Anna Catharina

History

Dutch Republic
- Name: Anna Catharina
- Owner: Dutch East India Company; Chamber of Zeeland [nl];
- Completed: 1728
- Fate: Wrecked at the Scheldt estuary on 3 February 1735

General characteristics
- Type: East Indiaman
- Length: 130 feet
- Sail plan: 3 masts
- Capacity: 175 people and loading capacity of 600 tons

= Anna Catharina =

Dutch ship (1728–1735)

Anna Catharina was an 18th-century East Indiaman or "mirror return ship" (spiegelretourschip) of the Dutch East India Company.

During her third voyage to Batavia, she wrecked at the Scheldt estuary, Dutch Republic, on 3 February 1735. All 175 people on board drowned.

==Ship details==
Anna Catharina was built in 1728 in Middelburg for the Chamber of Zeeland. She was 130 feet long and had a loading capacity of 600 tons. She was a wooden full-rigged ship with 3 masts.

==History and fate==
After two voyages to Batavia, in January 1736 she went for her third voyage to Batavia under command of Jacob de Prinse with 175 soldiers and passengers. The ship was heavily loaded. She was accompanied by her bigger sister ship 't Vliegend Hert commanded by captain Cornelis van der Horst. The ships transported a cargo of wood, building materials, iron, gunpowder and wine, as well as several chests with gold and silver coins.

Due to the bad weather the ships waited at Fort Rammekens. On 3 February 1735 at around noon the ships continued their journey, accompanied by the Mercurius with a maritime pilot onboard, to guide them through the North Sea and the Channel. Due to the strong easterly wind, the water level was lower than expected. The wind caused that the ships reached the shallowest part too early. Around 6 pm both ships stranded in the Scheldt estuary on the sandbanks around Duerloo Channel. Anna Catharina sank with all hands within two hours. 't Vliegend Hert wrecked several kilometers further away.

Both ships had fired emergency shots. Mercurius was only half a mile behind them, but the boat could not get closer to the ships and save the crew due to the high seas.

==Aftermath==
Shortly after the disaster the Chamber of Zeeland informed the other Chambers and took measures to prevent that cargo would be stolen. As four English ships were observed fishing for the wrecks, a vessel was used to prevent other ships from diving to the wrecks.

The VOC sent an accountant to the site of the stranding to claim the goods and to ask help from the beach finders. The government supported the VOC with a beachcomber. In the days after the disaster, barrels with jenever, beer and oil washed ashore on the beaches of Blankenberge and Nieuwpoort. Parts of the wrecks washed ashore or were fished up, and were subsequently brought to the beachcombers in accordance with regulations.
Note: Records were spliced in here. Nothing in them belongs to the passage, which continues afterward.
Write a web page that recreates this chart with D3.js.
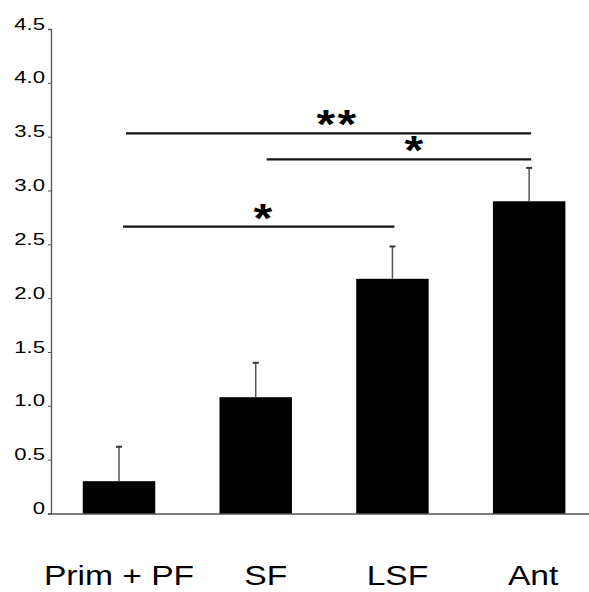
<!DOCTYPE html>
<html>
<head>
<meta charset="utf-8">
<script src="https://cdn.jsdelivr.net/npm/d3@7"></script>
<style>
  html, body { margin: 0; padding: 0; background: #fff; }
  svg { display: block; }
  text { font-family: "Liberation Sans", Arial, Helvetica, sans-serif; fill: #000; }
</style>
</head>
<body>
<svg id="chart" width="589" height="592"></svg>
<script>
// ---- data ----
const categories = ["Prim + PF", "SF", "LSF", "Ant"];
const means = [0.30, 1.08, 2.18, 2.90];
const errors = [0.32, 0.32, 0.30, 0.31];
const yTicks = [0, 0.5, 1.0, 1.5, 2.0, 2.5, 3.0, 3.5, 4.0, 4.5];
const sigFrom = ["Prim + PF", "SF", "Prim + PF"];
const sigTo = ["Ant", "Ant", "LSF"];
const sigLevel = [3.53, 3.29, 2.665];
const sigLabel = ["**", "*", "*"];

// ---- layout ----
const svg = d3.select("#chart");
const axisX = 51;
const baseY = 513.5;
const topY = 29;

const x = d3.scaleBand()
  .domain(categories)
  .range([50.65, 597.5])
  .paddingInner(0.47)
  .paddingOuter(0.235);

const y = d3.scaleLinear().domain([0, 4.5]).range([baseY, topY]);
const cx = c => x(c) + x.bandwidth() / 2;

// y axis
const yAxis = d3.axisLeft(y)
  .tickValues(yTicks)
  .tickSize(3)
  .tickFormat(d => d === 0 ? "0" : d3.format(".1f")(d));

const gy = svg.append("g")
  .attr("transform", `translate(${axisX},0)`)
  .call(yAxis);
gy.select(".domain").attr("stroke", "#555").attr("stroke-width", 1.3);
gy.selectAll(".tick line").attr("stroke", "#555").attr("stroke-width", 1);
gy.selectAll(".tick text")
  .attr("x", null).attr("dy", null)
  .attr("text-anchor", "end")
  .attr("transform", "translate(-6,0) scale(1.3,1)")
  .style("font-size", "17px")
  .style("fill", "#000");

// x axis line
const gx = svg.append("g")
  .attr("transform", `translate(0,${baseY})`)
  .call(d3.axisBottom(x).tickSize(0).tickFormat(""));
gx.select(".domain").attr("stroke", "#555").attr("stroke-width", 1.3);

// bars
svg.append("g").selectAll("rect")
  .data(categories)
  .join("rect")
  .attr("x", d => x(d))
  .attr("width", x.bandwidth())
  .attr("y", (d, i) => y(means[i]))
  .attr("height", (d, i) => y(0) - y(means[i]))
  .attr("fill", "#000");

// error bars
const eg = svg.append("g").attr("stroke", "#555").attr("stroke-width", 1.5);
categories.forEach((c, i) => {
  eg.append("line")
    .attr("x1", cx(c)).attr("x2", cx(c))
    .attr("y1", y(means[i])).attr("y2", y(means[i] + errors[i]));
  eg.append("line")
    .attr("x1", cx(c) - 3).attr("x2", cx(c) + 3)
    .attr("y1", y(means[i] + errors[i])).attr("y2", y(means[i] + errors[i]))
    .attr("stroke", "#333").attr("stroke-width", 2);
});

// significance lines
const sigInsetStart = [7, 11, 4];
const sigInsetEnd = [2, 2, 2];
const starShift = [9, 15, 4];
sigLevel.forEach((v, i) => {
  const x1 = cx(sigFrom[i]) + sigInsetStart[i];
  const x2 = cx(sigTo[i]) + sigInsetEnd[i];
  svg.append("line")
    .attr("x1", x1).attr("x2", x2)
    .attr("y1", y(v)).attr("y2", y(v))
    .attr("stroke", "#111").attr("stroke-width", 2.2);
  svg.append("text")
    .attr("text-anchor", "middle")
    .attr("transform", `translate(${(x1 + x2) / 2 + starShift[i]},${y(v) + 5}) scale(1.2,1)`)
    .style("font-size", "40px")
    .style("font-weight", "bold")
    .style("letter-spacing", i === 0 ? "2px" : "0px")
    .text(sigLabel[i]);
});

// category labels
const labelShift = [0, 10, 5, 4];
svg.append("g").selectAll("text")
  .data(categories)
  .join("text")
  .attr("text-anchor", "middle")
  .attr("transform", (d, i) => `translate(${cx(d) + labelShift[i]},585) scale(1.2,1)`)
  .style("font-size", "28px")
  .text(d => d);
</script>
</body>
</html>
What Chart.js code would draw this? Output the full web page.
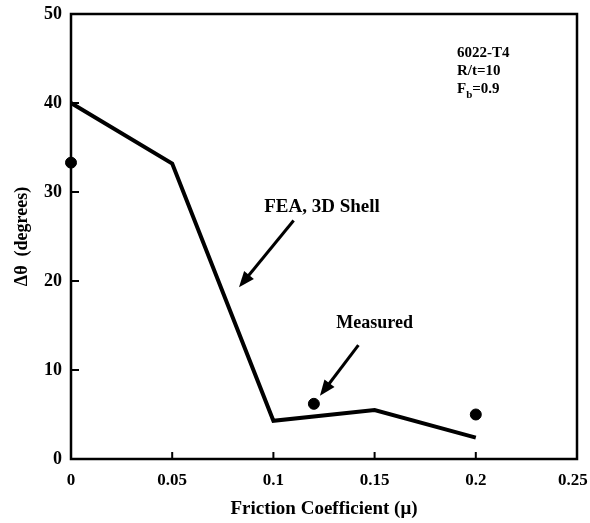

For example, the accountant received goods from various fishermen and it was registered where it was found. A map was subsequently created by the mapmaker of the Chamber of Zeeland Abraham Anias (1694–1750) with the locations of the wrecks and information about the sea depth of the area.

==Investigation==
The skipper of Mercurius blamed the maritime pilot. Also the crew members of Mercurius shared this opinion and showed dissatisfaction with the policy of the maritime pilot. Ultimately, after the investigation the maritime pilot was fired.

The investigation continued over the years. The important question was if people of the Mercurius could and/or should have attempted to rescue the people. The investigation continued until 56 years after the disaster, but the conclusion remained the same: it was impossible.